Zorgelijke ontwikkelingen in de (semi-)publieke sectoren
Uit de reacties op onze actie ´Adviseer het kabinet over beroepseer´ blijkt onder andere dat er zich in de publieke en semi-publieke sectoren, zoals onderwijs, zorg, veiligheid (o.a. politie, rechtspraak), jeugdzorg, welzijnssector vergelijkbare zorgelijke ontwikkelingen voordoen. Ik vat deze samen in zes punten (en houd mij aanbevolen voor aanvullingen).
1. Cijferziekte en registratiegekte, zoals iemand die op een video reageerde het genoemd heeft. Er is een enorme controlemachinerie op gang gebracht en daar is nog geen eind aan gekomen. Integendeel.
2. Toenemende werkdruk. Het Nederlandse personeel maakt zich het meeste zorgen over de werkdruk en werkstress. Gemiddeld genomen vindt 18 procent van de werknemers dat daartegen meer maatregelen genomen moeten worden. In het onderwijs en de gezondheidszorg acht zelfs een kwart actie tegen werkdruk en werkstress, zeer nodig.´
3. De expertise en ervaringen op de werkvloer worden over het hoofd gezien. Dat uit zich bijvoorbeeld in de opvatting van politiek en/of het management dat ´minder gekwalificeerde medewerkers een groter deel van het werk kunnen doen, om op de kosten te besparen.´ Dat is op dit moment volop aan de orde in de thuiszorg, waar gemeentes in het kader van de Wet Maatschappelijke Ondersteuning bezig zijn allerlei taken van hoger gekwalificeerden af te splitsen en over te dragen aan goedkopere arbeidskrachten met minder arbeidsrechten. Het is even goed aan de orde in het onderwijs. Zie de commentaren op de video van minister Plasterk.
4. Scheve verhoudingen tussen top en basis. Er is steeds minder geld voor het uitvoerende werk, er moet al decennia lang efficiënter gewerkt worden op de werkvloer. Dit staat in schril contrast tot de enorm hoge salarissen die worden verdiend op het niveau van de raden en colleges van bestuur. Bovendien is het degenen op de werkvloer vaak in het geheel niet duidelijk tot hoever die bezuingingen moeten gaan. Wanneer is het genoeg? Er bestaat vaak weinig duidelijkheid over het budget in ziekenhuizen. Er is terecht zorg over de kwaliteit van het bestuur in deze sector.
5. Er is een andere taal dominant geworden om over het werk in de (semi-) publieke sectoren te spreken, de markttaal. Als men in de GGZ zegt dat de ‘productie’ omhoog´moet, dan bedoelt men bijvoorbeeld dat een psychiater in een hoger tempo en met kortere consulten zijn patiënten moet zien te helpen.

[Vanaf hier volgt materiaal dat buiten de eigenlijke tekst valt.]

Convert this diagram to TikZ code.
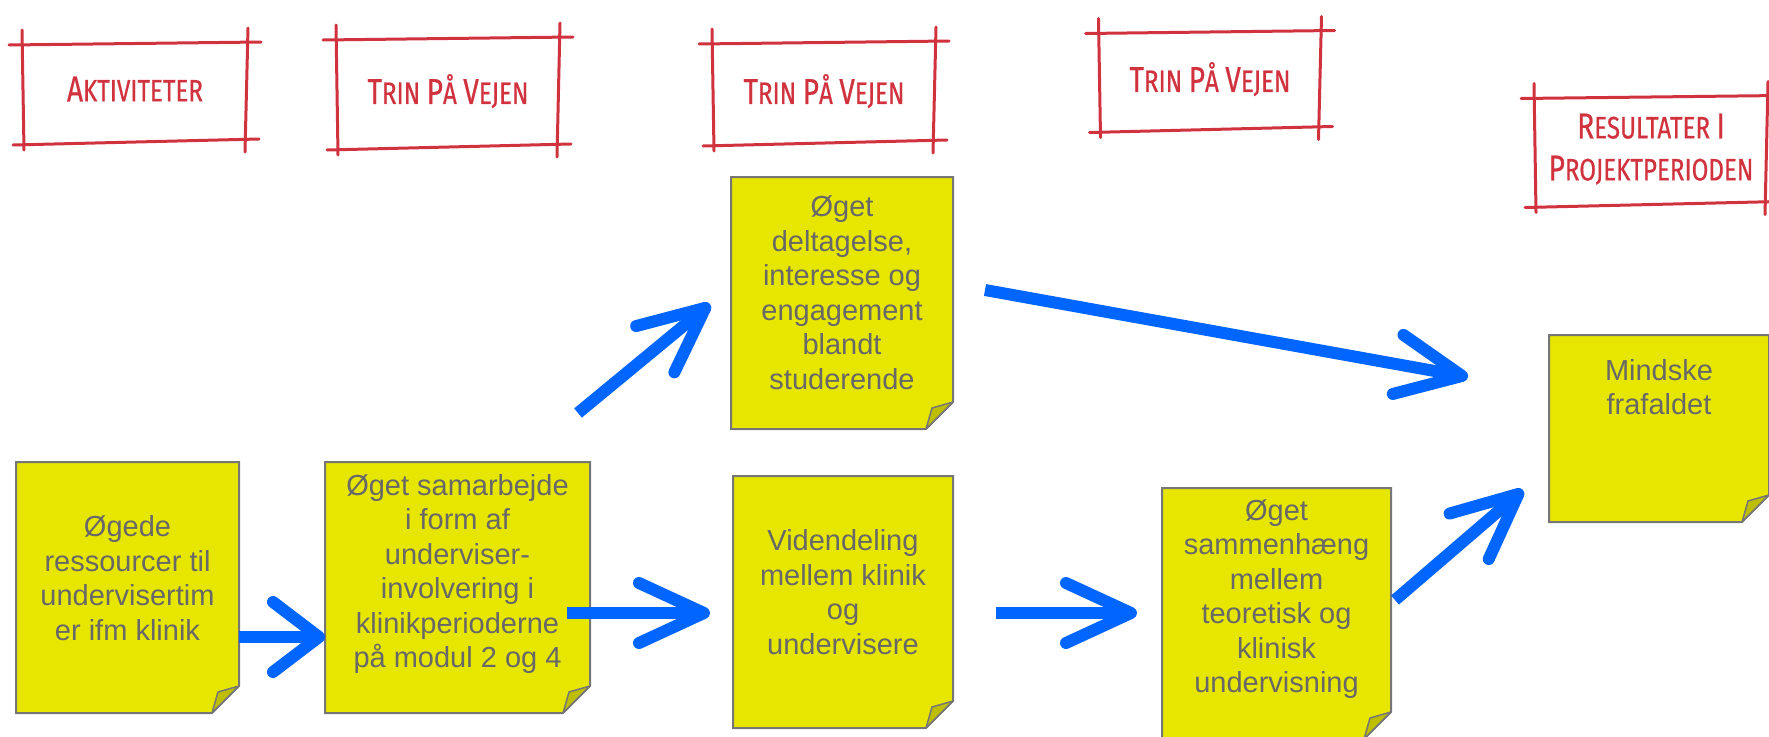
\documentclass[tikz,border=0pt]{standalone}
\usepackage{fontspec}
\setmainfont{Liberation Sans}
\newfontfamily\handfont[FakeStretch=0.78,FakeBold=0.6]{Fira Sans}
\usetikzlibrary{arrows.meta,backgrounds}

\definecolor{noteyellow}{RGB}{230,230,0}
\definecolor{notefold}{RGB}{190,190,0}
\definecolor{noteline}{RGB}{118,118,118}
\definecolor{notegray}{RGB}{104,104,104}
\definecolor{sketchred}{RGB}{208,50,62}
\definecolor{flowblue}{RGB}{0,102,255}

% first letter of a hand-written word
\newcommand{\hcap}[1]{{\fontsize{36}{36}\selectfont #1}}

\tikzset{
  sketchline/.style={draw=sketchred, line width=3pt, line cap=round},
  sketchbox/.style={inner sep=0pt, outer sep=0pt, align=center, text depth=8pt,
    text=sketchred, font=\handfont\fontsize{31}{42}\selectfont,
    append after command={
      ([xshift=-14pt,yshift=-1pt]\tikzlastnode.north west) edge[sketchline] ([xshift=14pt,yshift=2pt]\tikzlastnode.north east)
      ([xshift=-10pt,yshift=-3pt]\tikzlastnode.south west) edge[sketchline] ([xshift=12pt,yshift=3pt]\tikzlastnode.south east)
      ([xshift=-1pt,yshift=14pt]\tikzlastnode.north west) edge[sketchline] ([xshift=1pt,yshift=-8pt]\tikzlastnode.south west)
      ([xshift=1pt,yshift=16pt]\tikzlastnode.north east) edge[sketchline] ([xshift=-2pt,yshift=-10pt]\tikzlastnode.south east)
    }},
  note/.style={inner sep=0pt, outer sep=0pt},
  notetext/.style={text=notegray, font=\fontsize{29}{34.5}\selectfont, align=center},
  notebody/.style={fill=noteyellow, draw=noteline, line width=2pt},
  noteflap/.style={fill=notefold, draw=noteline, line width=1.5pt, line join=round},
  flow/.style={draw=flowblue, line width=12pt, -{Straight Barb[length=65pt, width=60pt, round]}}
}

\begin{document}
\begin{tikzpicture}[x=1pt, y=-1pt]
  \useasboundingbox (0,0) rectangle (1769,736);

  % headings
  \node[sketchbox, minimum width=224pt, minimum height=98pt] (akt) at (135,93) {\hcap{A}KTIVITETER};
  \node[sketchbox, minimum width=222pt, minimum height=108pt] (trin1) at (448,93) {\hcap{T}RIN \hcap{P}Å \hcap{V}EJEN};
  \node[sketchbox, minimum width=222pt, minimum height=100pt] (trin2) at (824,93) {\hcap{T}RIN \hcap{P}Å \hcap{V}EJEN};
  \node[sketchbox, minimum width=221pt, minimum height=97pt] (trin3) at (1210,81) {\hcap{T}RIN \hcap{P}Å \hcap{V}EJEN};
  \node[sketchbox, minimum width=232pt, minimum height=107pt] (res) at (1651,151) {\hcap{R}ESULTATER \hcap{I}\\\hcap{P}ROJEKTPERIODEN};

  % sticky notes
  \node[note, minimum width=223pt, minimum height=251pt,
    label={[notetext, yshift=9.5pt]center:{Øgede\\ressourcer til\\undervisertim\\er ifm klinik}}] (n1) at (127.5,587.5) {};
  \node[note, minimum width=265pt, minimum height=251pt,
    label={[notetext, yshift=13.5pt]center:{Øget samarbejde\\i form af\\underviser-\\involvering i\\klinikperioderne\\på modul 2 og 4}}] (n2) at (457.5,587.5) {};
  \node[note, minimum width=222pt, minimum height=252pt,
    label={[notetext, yshift=10pt]center:{Øget\\deltagelse,\\interesse og\\engagement\\blandt\\studerende}}] (n3) at (842,303) {};
  \node[note, minimum width=220pt, minimum height=252pt,
    label={[notetext, yshift=10pt]center:{Videndeling\\mellem klinik\\og\\undervisere}}] (n4) at (843,602) {};
  \node[note, minimum width=229pt, minimum height=251pt,
    label={[notetext, yshift=14.5pt]center:{Øget\\sammenhæng\\mellem\\teoretisk og\\klinisk\\undervisning}}] (n5) at (1276.5,613.5) {};
  \node[note, minimum width=220pt, minimum height=187pt,
    label={[notetext, yshift=41.5pt]center:{Mindske\\frafaldet}}] (n6) at (1659,428.5) {};

  \begin{scope}[on background layer]
    \foreach \n in {n1,n2,n3,n4,n5,n6}{
      \filldraw[notebody] (\n.north west) -- (\n.north east) -- ([yshift=27pt]\n.south east)
        -- ([xshift=-27pt]\n.south east) -- (\n.south west) -- cycle;
      \filldraw[noteflap] ([yshift=27pt]\n.south east) -- ([xshift=-27pt]\n.south east)
        -- ([xshift=-21pt,yshift=21pt]\n.south east) -- cycle;
    }
  \end{scope}

  % arrows
  \draw[flow, -{Straight Barb[length=46pt, width=70pt, round]}] ([yshift=-49.5pt]n1.east) -- ([yshift=-49.5pt]n2.west);
  \draw[flow] ([xshift=-12pt,yshift=49pt]n2.north east) -- ([xshift=-21pt,yshift=-1pt]n3.west);
  \draw[flow] ([xshift=-23pt,yshift=-25.5pt]n2.east) -- ([xshift=-23pt,yshift=-11pt]n4.west);
  \draw[flow] ([xshift=43pt,yshift=-11pt]n4.east) -- ([xshift=-25pt,yshift=0.5pt]n5.west);
  \draw[flow] ([xshift=4pt,yshift=13.5pt]n5.east) -- ([xshift=-26pt,yshift=-61.5pt]n6.west);
  \draw[flow] ([xshift=32pt,yshift=13pt]n3.east) -- ([xshift=-81pt,yshift=51.5pt]n6.west);
\end{tikzpicture}
\end{document}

6. Veranderingen die van bovenaf zonder enige medezeggenschap en onder veel te hoge tijdsdruk worden ingevoerd die ten koste gaan van de tijd voor het echte werk.
Al deze veranderingen illustreren een omslag die nog steeds volop aan de gang is.
In Nederland was er lange tijd een samenleving van vertrouwen, waar velen zich voor hun werk meer wilden inzetten dan zij misschien strikt hoefden. Nu is er in toenemende mate een cultuur van controle, afrekening, imago, calculerend gedrag. Organisaties zijn op zoek naar hun niche in de markt, op overnamepad. Uiteindelijk moet het allemaal goedkoper, meer waar voor minder geld. Het verhaal over´kwaliteit´ is daaraan ondergeschikt.
Nu de economie oververhit aan het raken is, zullen deze sectoren onaantrekkelijk worden en worden de personeelstekorten nog groter dan al voorspeld. Als dit kabinet niet werkelijk iets verandert ziet het er somber uit.